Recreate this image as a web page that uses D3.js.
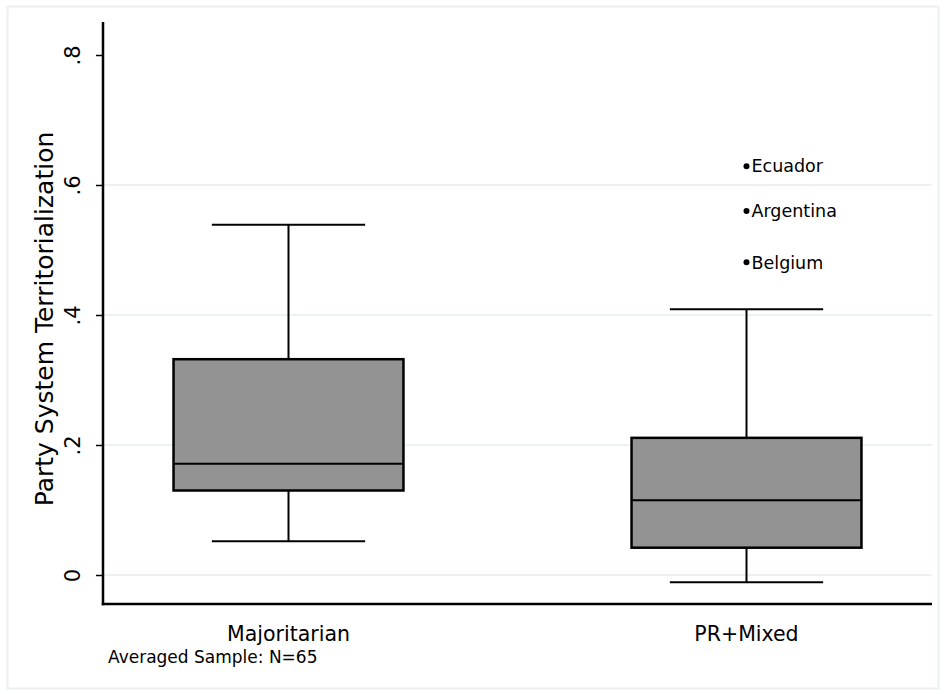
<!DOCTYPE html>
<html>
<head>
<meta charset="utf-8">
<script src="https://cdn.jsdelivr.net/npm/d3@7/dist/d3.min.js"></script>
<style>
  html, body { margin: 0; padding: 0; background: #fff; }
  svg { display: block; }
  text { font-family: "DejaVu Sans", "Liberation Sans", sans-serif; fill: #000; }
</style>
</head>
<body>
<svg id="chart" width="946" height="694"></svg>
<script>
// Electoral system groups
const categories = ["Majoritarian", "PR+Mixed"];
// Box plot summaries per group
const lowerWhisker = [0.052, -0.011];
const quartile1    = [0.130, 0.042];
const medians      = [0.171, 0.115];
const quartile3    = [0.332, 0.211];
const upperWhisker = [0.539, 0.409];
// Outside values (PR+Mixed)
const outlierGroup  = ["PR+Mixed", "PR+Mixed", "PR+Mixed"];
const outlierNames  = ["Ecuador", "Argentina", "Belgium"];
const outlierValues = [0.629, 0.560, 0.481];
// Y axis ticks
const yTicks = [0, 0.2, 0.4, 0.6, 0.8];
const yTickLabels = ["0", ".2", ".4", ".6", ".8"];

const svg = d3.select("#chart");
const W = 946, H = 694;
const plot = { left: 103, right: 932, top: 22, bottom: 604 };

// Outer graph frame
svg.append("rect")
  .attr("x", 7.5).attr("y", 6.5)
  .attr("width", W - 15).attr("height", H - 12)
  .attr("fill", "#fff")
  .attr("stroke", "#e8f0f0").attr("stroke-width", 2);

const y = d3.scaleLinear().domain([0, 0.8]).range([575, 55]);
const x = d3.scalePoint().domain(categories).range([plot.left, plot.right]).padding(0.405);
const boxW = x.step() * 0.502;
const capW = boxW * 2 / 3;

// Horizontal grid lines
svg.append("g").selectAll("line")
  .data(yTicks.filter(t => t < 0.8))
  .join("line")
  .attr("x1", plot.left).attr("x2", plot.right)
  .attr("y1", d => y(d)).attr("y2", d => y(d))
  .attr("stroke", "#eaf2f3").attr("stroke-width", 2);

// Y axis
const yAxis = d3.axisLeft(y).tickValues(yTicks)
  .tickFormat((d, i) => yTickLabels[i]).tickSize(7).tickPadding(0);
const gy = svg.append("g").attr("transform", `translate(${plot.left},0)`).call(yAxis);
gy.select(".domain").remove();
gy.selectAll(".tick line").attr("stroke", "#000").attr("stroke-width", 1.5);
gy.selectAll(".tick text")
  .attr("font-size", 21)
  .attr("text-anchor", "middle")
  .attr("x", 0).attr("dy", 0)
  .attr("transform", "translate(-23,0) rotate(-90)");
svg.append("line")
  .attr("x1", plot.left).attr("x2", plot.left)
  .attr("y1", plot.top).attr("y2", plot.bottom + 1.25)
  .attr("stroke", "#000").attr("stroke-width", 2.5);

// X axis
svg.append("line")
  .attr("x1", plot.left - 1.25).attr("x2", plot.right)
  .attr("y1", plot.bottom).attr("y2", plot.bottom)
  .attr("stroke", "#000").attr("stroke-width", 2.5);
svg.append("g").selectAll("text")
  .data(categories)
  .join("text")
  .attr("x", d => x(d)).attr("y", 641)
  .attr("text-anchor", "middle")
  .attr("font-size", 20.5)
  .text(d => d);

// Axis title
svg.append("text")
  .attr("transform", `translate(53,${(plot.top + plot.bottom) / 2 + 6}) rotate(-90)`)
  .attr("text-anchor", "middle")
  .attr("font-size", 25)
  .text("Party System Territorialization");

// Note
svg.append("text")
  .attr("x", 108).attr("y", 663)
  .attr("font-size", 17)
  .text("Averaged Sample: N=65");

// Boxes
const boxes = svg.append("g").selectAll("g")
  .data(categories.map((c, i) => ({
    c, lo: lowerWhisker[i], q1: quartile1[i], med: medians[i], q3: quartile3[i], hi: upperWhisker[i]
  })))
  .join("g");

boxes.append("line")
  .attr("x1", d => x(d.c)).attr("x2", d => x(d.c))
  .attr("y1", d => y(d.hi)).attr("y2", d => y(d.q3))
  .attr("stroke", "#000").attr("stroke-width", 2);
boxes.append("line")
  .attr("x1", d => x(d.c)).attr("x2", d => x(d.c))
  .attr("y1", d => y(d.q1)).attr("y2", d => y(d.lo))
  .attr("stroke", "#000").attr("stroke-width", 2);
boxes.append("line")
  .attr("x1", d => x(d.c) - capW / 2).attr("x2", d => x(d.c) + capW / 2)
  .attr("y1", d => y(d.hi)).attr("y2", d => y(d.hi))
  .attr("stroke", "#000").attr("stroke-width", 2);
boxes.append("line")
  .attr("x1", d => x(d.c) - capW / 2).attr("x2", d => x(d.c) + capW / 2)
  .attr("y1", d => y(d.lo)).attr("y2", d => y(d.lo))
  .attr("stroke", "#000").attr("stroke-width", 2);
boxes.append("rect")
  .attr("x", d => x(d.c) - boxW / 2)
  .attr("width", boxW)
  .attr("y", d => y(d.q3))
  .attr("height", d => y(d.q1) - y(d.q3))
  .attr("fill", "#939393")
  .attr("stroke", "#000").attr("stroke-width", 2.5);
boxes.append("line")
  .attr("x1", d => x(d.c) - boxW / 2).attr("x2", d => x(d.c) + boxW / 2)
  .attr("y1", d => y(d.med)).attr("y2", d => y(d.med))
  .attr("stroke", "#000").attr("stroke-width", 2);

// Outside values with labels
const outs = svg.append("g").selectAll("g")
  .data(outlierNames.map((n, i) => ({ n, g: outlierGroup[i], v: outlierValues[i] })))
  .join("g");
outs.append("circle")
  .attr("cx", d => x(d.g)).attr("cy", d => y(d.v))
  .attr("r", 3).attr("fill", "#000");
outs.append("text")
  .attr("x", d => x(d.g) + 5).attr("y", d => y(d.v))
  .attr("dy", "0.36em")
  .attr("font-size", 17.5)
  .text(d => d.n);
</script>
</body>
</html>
+++++
### REQUIREMENTS
Restate only the lines running from the start of the material above through the line containing "22, bottom: 604", ends included. No pictures.

### REPLY TO THE TASK
Recreate this image as a web page that uses D3.js.
<!DOCTYPE html>
<html>
<head>
<meta charset="utf-8">
<script src="https://cdn.jsdelivr.net/npm/d3@7/dist/d3.min.js"></script>
<style>
  html, body { margin: 0; padding: 0; background: #fff; }
  svg { display: block; }
  text { font-family: "DejaVu Sans", "Liberation Sans", sans-serif; fill: #000; }
</style>
</head>
<body>
<svg id="chart" width="946" height="694"></svg>
<script>
// Electoral system groups
const categories = ["Majoritarian", "PR+Mixed"];
// Box plot summaries per group
const lowerWhisker = [0.052, -0.011];
const quartile1    = [0.130, 0.042];
const medians      = [0.171, 0.115];
const quartile3    = [0.332, 0.211];
const upperWhisker = [0.539, 0.409];
// Outside values (PR+Mixed)
const outlierGroup  = ["PR+Mixed", "PR+Mixed", "PR+Mixed"];
const outlierNames  = ["Ecuador", "Argentina", "Belgium"];
const outlierValues = [0.629, 0.560, 0.481];
// Y axis ticks
const yTicks = [0, 0.2, 0.4, 0.6, 0.8];
const yTickLabels = ["0", ".2", ".4", ".6", ".8"];

const svg = d3.select("#chart");
const W = 946, H = 694;
const plot = { left: 103, right: 932, top: 22, bottom: 604 };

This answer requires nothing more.